Job => Below, find the line containing "Write the TikZ code for this diagram." and the line containing "(d3) at (3,0)"; reproduce exactly those two and every line between them, omitting pictures.

------------------------------------------------

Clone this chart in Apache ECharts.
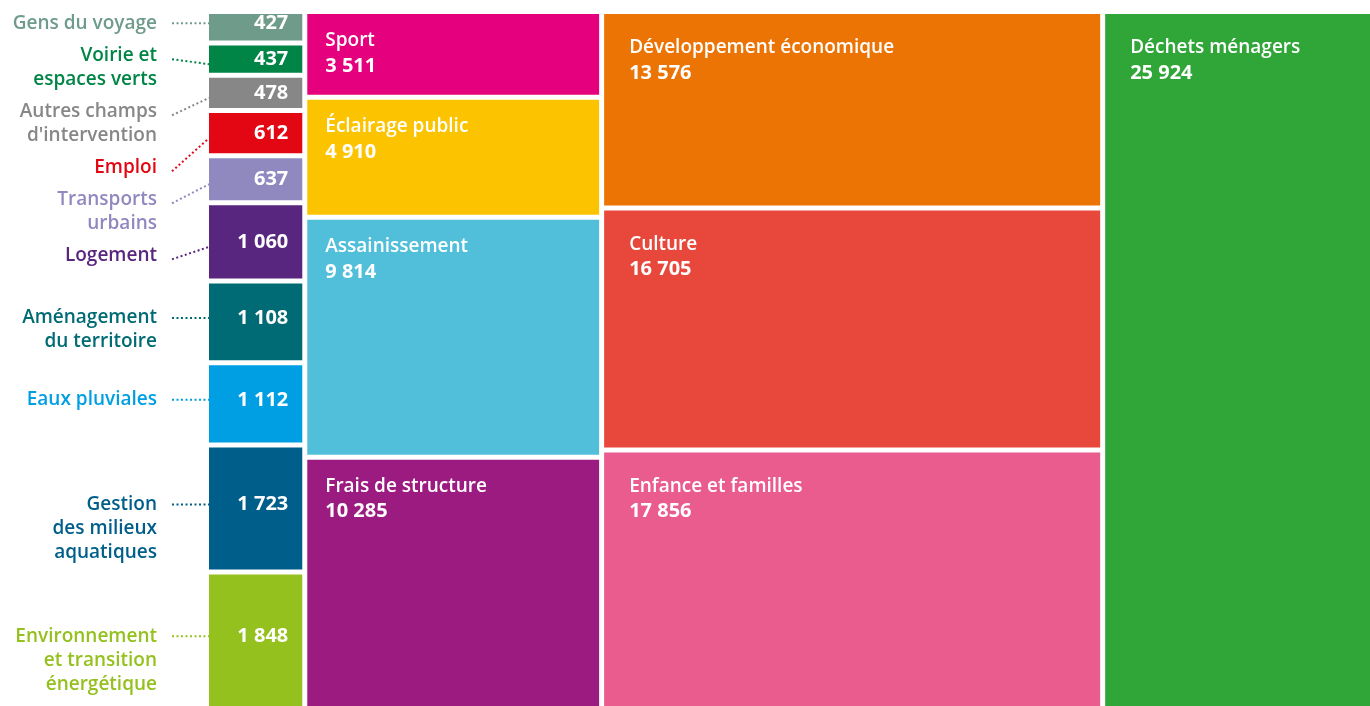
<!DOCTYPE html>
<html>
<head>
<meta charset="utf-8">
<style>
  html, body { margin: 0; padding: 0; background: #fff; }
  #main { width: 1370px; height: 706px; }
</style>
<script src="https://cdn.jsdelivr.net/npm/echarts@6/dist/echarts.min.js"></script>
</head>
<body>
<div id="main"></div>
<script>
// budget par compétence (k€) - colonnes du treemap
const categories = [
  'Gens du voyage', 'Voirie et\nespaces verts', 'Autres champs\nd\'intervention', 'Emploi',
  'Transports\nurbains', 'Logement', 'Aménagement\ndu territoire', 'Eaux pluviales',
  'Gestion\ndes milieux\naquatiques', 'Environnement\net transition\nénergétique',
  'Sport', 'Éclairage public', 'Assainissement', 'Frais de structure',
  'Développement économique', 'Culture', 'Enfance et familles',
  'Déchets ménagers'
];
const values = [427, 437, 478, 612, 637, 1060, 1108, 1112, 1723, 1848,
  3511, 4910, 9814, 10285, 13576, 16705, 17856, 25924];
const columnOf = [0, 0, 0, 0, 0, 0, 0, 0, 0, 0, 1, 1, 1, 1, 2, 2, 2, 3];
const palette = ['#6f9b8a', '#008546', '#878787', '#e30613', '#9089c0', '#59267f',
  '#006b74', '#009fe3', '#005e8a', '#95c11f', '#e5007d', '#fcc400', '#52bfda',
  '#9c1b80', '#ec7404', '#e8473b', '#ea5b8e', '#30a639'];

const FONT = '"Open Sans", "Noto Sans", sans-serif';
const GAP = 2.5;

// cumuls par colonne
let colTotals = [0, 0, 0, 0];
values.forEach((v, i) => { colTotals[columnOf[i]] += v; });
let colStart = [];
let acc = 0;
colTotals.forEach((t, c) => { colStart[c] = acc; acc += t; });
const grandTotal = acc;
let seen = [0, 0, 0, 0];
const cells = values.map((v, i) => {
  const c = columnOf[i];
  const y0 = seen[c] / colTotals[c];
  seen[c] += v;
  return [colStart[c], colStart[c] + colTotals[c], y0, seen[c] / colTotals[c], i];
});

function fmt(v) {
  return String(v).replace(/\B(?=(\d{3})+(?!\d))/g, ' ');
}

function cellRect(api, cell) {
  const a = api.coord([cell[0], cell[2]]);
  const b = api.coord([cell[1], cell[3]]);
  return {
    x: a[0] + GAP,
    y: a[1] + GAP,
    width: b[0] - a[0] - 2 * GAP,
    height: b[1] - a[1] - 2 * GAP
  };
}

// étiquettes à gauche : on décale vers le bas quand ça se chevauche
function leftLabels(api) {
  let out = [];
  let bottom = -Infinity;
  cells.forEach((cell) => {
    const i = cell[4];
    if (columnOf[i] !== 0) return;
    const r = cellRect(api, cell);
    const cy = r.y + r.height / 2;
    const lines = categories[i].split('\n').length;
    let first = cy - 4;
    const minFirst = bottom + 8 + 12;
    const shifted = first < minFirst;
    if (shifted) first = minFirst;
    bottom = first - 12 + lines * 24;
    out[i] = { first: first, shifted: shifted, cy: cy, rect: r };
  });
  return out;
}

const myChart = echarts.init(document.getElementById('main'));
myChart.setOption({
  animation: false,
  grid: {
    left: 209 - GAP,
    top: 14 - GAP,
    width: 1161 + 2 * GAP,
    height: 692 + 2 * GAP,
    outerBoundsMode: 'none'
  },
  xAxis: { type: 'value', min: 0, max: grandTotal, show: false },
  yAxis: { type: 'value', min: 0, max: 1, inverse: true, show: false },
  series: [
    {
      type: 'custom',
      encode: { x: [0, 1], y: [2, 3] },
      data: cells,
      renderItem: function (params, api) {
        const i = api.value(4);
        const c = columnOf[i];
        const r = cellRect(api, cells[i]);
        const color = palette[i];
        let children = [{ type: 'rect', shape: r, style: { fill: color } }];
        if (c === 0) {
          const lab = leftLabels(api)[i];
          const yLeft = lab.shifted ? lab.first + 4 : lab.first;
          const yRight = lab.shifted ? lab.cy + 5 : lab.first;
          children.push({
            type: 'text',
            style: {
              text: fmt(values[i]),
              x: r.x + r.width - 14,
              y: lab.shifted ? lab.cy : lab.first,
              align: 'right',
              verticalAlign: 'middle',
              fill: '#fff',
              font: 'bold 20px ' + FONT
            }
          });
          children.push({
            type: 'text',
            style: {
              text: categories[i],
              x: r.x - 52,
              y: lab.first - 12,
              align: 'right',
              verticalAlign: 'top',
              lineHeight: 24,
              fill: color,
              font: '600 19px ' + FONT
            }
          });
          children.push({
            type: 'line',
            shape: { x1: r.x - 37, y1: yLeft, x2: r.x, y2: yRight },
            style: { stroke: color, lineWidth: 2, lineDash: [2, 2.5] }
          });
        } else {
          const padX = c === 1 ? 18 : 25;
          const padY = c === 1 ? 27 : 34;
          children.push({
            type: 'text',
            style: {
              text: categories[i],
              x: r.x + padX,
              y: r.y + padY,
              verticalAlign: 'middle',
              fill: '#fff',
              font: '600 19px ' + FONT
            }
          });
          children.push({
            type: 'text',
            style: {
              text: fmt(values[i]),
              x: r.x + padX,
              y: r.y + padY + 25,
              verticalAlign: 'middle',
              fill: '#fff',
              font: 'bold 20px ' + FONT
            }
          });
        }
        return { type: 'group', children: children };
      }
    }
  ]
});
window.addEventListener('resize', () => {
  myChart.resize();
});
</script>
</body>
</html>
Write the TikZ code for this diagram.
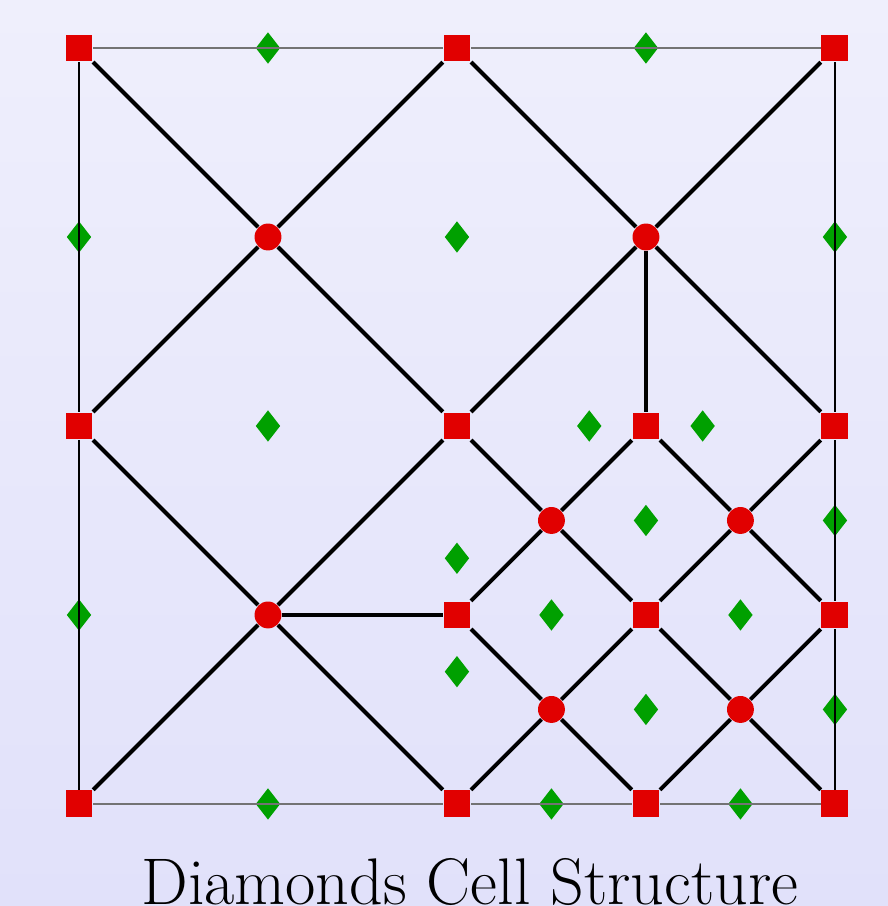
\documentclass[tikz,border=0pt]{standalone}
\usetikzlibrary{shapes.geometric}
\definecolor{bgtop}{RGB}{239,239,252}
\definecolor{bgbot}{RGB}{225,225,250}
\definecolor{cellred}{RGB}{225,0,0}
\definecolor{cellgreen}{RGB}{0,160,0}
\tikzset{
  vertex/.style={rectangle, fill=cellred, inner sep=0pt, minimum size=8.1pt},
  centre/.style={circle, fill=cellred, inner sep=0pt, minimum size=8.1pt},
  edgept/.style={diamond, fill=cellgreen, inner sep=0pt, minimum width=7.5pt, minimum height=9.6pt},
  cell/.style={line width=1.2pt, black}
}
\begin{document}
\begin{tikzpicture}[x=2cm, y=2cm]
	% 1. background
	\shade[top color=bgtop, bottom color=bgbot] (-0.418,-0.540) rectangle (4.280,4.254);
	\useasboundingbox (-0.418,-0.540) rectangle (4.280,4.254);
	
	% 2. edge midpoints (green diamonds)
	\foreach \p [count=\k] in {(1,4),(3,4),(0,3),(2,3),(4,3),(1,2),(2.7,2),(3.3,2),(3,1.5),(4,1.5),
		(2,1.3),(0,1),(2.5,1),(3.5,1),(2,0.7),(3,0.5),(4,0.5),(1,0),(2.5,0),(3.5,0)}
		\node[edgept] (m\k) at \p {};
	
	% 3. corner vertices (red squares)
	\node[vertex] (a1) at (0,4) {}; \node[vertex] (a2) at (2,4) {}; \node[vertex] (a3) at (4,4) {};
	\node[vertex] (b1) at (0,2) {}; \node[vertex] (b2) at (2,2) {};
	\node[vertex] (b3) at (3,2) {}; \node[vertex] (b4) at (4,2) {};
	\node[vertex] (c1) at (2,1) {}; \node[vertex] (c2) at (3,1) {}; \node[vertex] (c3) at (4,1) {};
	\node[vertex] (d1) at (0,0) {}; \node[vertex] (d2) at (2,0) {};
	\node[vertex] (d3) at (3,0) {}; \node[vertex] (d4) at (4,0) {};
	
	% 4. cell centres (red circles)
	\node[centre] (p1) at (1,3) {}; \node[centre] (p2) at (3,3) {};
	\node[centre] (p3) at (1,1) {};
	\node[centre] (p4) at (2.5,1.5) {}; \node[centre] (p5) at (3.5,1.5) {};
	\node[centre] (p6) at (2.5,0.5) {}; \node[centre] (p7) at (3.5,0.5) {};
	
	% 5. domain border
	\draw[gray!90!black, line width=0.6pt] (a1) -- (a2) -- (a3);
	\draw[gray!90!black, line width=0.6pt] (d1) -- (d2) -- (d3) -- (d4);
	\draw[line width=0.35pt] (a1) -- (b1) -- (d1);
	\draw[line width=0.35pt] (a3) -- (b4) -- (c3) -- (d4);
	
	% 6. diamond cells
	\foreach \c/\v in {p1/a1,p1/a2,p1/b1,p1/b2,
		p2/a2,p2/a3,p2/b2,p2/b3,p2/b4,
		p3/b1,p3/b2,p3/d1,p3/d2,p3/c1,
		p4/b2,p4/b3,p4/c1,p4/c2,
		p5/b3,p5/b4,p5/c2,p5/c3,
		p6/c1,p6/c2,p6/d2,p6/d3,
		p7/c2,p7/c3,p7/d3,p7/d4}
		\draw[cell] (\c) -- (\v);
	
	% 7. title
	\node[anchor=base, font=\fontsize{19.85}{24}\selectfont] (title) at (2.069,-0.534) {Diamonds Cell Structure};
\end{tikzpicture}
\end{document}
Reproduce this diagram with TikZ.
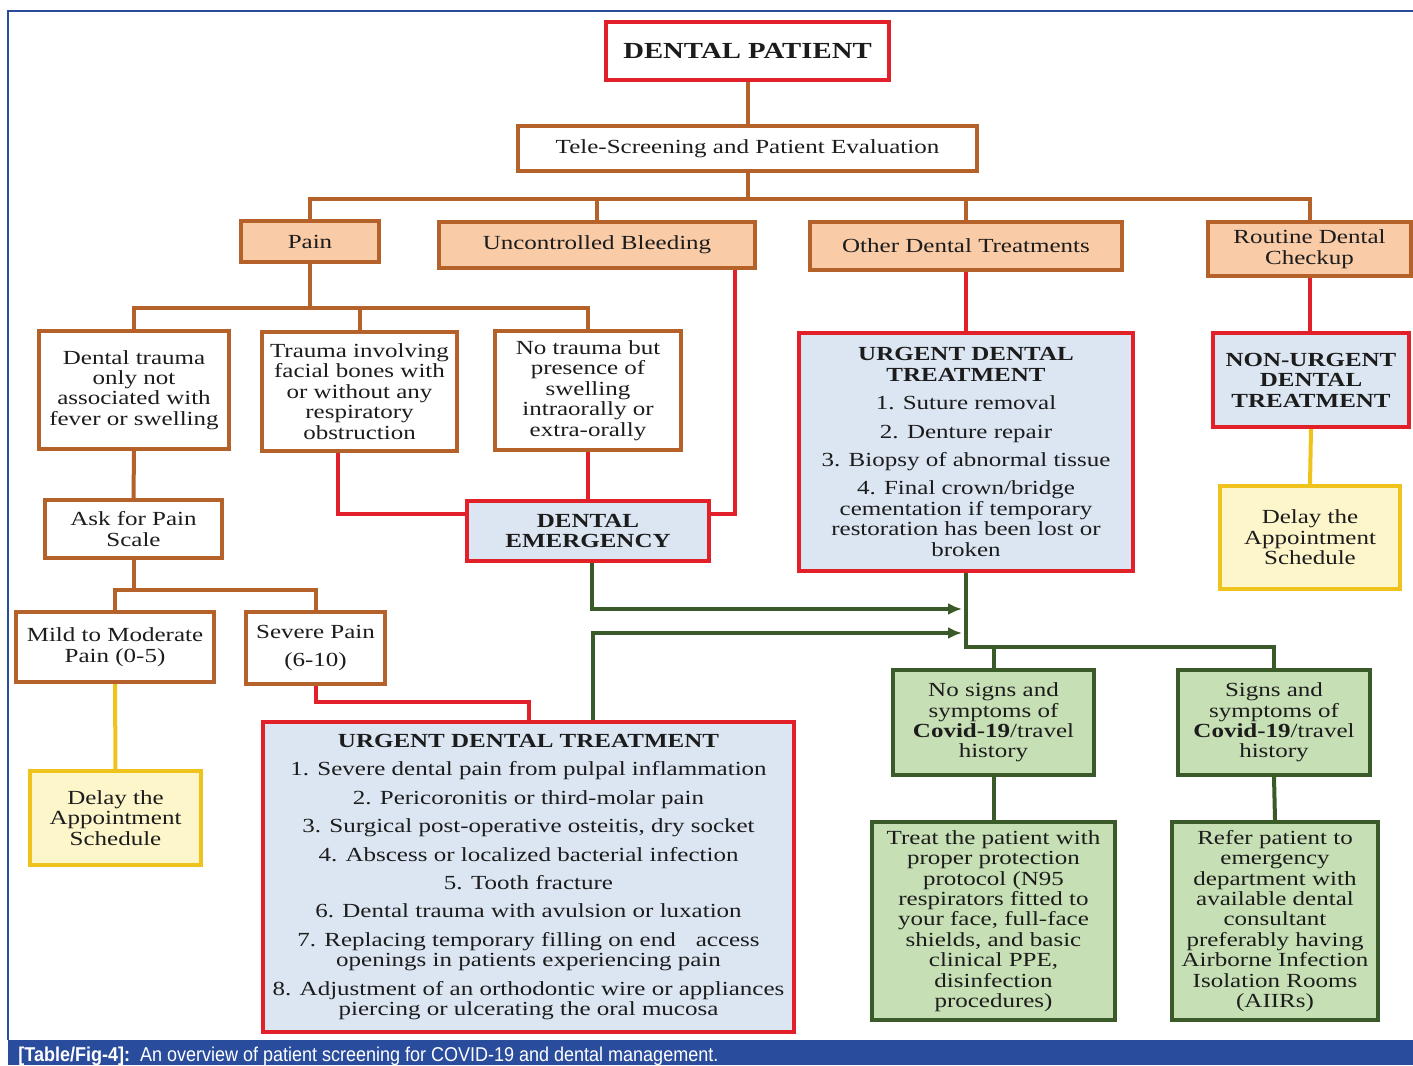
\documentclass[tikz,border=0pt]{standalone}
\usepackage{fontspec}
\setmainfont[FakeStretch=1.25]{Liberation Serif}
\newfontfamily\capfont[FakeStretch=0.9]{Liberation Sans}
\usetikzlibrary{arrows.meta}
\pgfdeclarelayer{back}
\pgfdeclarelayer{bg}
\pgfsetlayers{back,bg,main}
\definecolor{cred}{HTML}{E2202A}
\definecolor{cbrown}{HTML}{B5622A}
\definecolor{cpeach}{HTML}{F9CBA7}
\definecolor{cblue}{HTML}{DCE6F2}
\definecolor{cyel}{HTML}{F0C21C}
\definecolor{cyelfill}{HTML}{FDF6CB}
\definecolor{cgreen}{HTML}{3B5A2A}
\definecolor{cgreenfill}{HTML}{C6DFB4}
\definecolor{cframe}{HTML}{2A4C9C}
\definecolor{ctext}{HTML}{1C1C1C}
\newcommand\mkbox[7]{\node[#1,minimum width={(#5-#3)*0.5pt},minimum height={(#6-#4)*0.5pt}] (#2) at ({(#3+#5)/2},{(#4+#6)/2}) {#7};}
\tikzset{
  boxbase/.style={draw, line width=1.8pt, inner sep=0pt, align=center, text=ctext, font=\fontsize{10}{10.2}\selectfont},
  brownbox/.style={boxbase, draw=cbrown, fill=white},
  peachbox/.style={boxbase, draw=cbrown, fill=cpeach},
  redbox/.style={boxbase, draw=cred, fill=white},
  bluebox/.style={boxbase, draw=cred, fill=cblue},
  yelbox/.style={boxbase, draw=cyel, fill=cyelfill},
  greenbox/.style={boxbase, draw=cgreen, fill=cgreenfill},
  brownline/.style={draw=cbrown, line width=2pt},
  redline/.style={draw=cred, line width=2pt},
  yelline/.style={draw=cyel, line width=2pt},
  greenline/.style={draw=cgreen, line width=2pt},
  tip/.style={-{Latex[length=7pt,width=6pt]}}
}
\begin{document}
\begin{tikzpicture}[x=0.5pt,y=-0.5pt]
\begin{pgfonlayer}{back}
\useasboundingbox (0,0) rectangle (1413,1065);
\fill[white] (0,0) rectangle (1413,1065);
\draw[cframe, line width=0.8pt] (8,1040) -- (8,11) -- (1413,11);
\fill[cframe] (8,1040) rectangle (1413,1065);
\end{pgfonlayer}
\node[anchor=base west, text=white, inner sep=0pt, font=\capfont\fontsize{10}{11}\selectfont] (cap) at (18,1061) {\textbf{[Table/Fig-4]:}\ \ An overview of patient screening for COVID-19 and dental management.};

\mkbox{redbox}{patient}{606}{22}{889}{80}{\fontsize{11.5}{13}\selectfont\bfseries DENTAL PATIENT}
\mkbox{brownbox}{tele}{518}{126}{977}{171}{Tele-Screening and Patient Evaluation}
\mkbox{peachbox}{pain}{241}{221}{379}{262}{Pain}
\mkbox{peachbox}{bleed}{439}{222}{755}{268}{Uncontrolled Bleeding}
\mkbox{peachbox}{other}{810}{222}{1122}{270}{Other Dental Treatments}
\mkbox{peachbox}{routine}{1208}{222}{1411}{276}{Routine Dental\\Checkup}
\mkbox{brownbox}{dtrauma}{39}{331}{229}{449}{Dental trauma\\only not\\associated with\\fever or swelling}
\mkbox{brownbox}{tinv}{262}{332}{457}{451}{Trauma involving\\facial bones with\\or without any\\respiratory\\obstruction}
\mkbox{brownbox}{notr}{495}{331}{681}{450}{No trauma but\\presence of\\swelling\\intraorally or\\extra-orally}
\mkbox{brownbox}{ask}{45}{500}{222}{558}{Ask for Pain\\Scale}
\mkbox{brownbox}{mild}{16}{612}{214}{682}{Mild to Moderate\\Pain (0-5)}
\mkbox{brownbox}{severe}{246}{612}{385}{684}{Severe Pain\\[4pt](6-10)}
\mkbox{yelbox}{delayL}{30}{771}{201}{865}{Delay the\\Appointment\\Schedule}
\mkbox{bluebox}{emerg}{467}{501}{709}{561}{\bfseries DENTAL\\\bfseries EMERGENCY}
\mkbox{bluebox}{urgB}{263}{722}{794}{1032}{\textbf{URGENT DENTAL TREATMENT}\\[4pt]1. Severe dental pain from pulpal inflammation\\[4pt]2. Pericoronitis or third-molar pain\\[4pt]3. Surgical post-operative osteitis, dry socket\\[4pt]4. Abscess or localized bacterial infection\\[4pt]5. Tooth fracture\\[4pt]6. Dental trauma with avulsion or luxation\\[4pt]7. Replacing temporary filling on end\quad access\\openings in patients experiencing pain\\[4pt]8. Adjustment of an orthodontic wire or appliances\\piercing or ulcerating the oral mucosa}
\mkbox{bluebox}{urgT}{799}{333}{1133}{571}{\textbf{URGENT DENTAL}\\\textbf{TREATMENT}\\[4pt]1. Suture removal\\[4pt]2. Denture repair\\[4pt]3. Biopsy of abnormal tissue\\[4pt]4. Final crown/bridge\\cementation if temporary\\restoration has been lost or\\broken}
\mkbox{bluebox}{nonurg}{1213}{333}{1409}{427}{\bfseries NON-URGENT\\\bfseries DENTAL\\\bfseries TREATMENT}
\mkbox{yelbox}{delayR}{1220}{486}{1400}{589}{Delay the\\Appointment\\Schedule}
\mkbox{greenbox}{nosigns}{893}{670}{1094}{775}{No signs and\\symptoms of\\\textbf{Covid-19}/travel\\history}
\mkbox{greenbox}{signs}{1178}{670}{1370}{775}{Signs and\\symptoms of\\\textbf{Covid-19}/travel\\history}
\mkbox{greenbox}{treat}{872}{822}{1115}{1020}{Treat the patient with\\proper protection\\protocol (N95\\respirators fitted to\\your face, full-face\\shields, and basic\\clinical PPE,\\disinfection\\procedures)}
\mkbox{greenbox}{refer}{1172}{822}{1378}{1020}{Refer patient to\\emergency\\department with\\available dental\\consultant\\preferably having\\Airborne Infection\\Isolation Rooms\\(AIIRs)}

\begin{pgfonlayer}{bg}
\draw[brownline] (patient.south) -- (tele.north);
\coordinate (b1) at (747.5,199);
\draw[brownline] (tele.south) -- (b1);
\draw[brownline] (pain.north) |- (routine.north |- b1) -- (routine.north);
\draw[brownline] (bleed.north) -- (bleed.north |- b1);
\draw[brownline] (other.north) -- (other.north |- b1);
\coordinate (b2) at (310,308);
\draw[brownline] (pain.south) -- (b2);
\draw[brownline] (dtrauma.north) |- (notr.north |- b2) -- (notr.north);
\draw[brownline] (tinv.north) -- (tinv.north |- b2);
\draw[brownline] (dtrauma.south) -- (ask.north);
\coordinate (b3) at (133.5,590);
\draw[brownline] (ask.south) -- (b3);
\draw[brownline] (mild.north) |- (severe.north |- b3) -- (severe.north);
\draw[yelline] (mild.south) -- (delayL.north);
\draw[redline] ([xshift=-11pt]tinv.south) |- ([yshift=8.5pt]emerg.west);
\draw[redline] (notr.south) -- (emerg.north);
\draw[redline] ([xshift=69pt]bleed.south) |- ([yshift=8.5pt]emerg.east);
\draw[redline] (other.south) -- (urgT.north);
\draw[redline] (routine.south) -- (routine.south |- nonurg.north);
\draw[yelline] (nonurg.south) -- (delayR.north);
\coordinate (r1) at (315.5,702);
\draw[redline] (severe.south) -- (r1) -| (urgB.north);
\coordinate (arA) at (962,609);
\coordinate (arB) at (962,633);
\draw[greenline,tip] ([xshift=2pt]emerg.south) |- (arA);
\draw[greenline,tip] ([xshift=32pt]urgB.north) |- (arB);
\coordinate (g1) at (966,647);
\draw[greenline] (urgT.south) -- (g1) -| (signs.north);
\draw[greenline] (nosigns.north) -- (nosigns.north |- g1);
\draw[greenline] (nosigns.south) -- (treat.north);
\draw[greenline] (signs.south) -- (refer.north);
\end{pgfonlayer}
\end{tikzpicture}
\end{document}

------------------------------------------------

Completed task =>
Write the TikZ code for this diagram.
\documentclass[tikz,border=0pt]{standalone}
\usetikzlibrary{shapes.geometric}
\definecolor{bgtop}{RGB}{239,239,252}
\definecolor{bgbot}{RGB}{225,225,250}
\definecolor{cellred}{RGB}{225,0,0}
\definecolor{cellgreen}{RGB}{0,160,0}
\tikzset{
  vertex/.style={rectangle, fill=cellred, inner sep=0pt, minimum size=8.1pt},
  centre/.style={circle, fill=cellred, inner sep=0pt, minimum size=8.1pt},
  edgept/.style={diamond, fill=cellgreen, inner sep=0pt, minimum width=7.5pt, minimum height=9.6pt},
  cell/.style={line width=1.2pt, black}
}
\begin{document}
\begin{tikzpicture}[x=2cm, y=2cm]
	% 1. background
	\shade[top color=bgtop, bottom color=bgbot] (-0.418,-0.540) rectangle (4.280,4.254);
	\useasboundingbox (-0.418,-0.540) rectangle (4.280,4.254);
	
	% 2. edge midpoints (green diamonds)
	\foreach \p [count=\k] in {(1,4),(3,4),(0,3),(2,3),(4,3),(1,2),(2.7,2),(3.3,2),(3,1.5),(4,1.5),
		(2,1.3),(0,1),(2.5,1),(3.5,1),(2,0.7),(3,0.5),(4,0.5),(1,0),(2.5,0),(3.5,0)}
		\node[edgept] (m\k) at \p {};
	
	% 3. corner vertices (red squares)
	\node[vertex] (a1) at (0,4) {}; \node[vertex] (a2) at (2,4) {}; \node[vertex] (a3) at (4,4) {};
	\node[vertex] (b1) at (0,2) {}; \node[vertex] (b2) at (2,2) {};
	\node[vertex] (b3) at (3,2) {}; \node[vertex] (b4) at (4,2) {};
	\node[vertex] (c1) at (2,1) {}; \node[vertex] (c2) at (3,1) {}; \node[vertex] (c3) at (4,1) {};
	\node[vertex] (d1) at (0,0) {}; \node[vertex] (d2) at (2,0) {};
	\node[vertex] (d3) at (3,0) {}; \node[vertex] (d4) at (4,0) {};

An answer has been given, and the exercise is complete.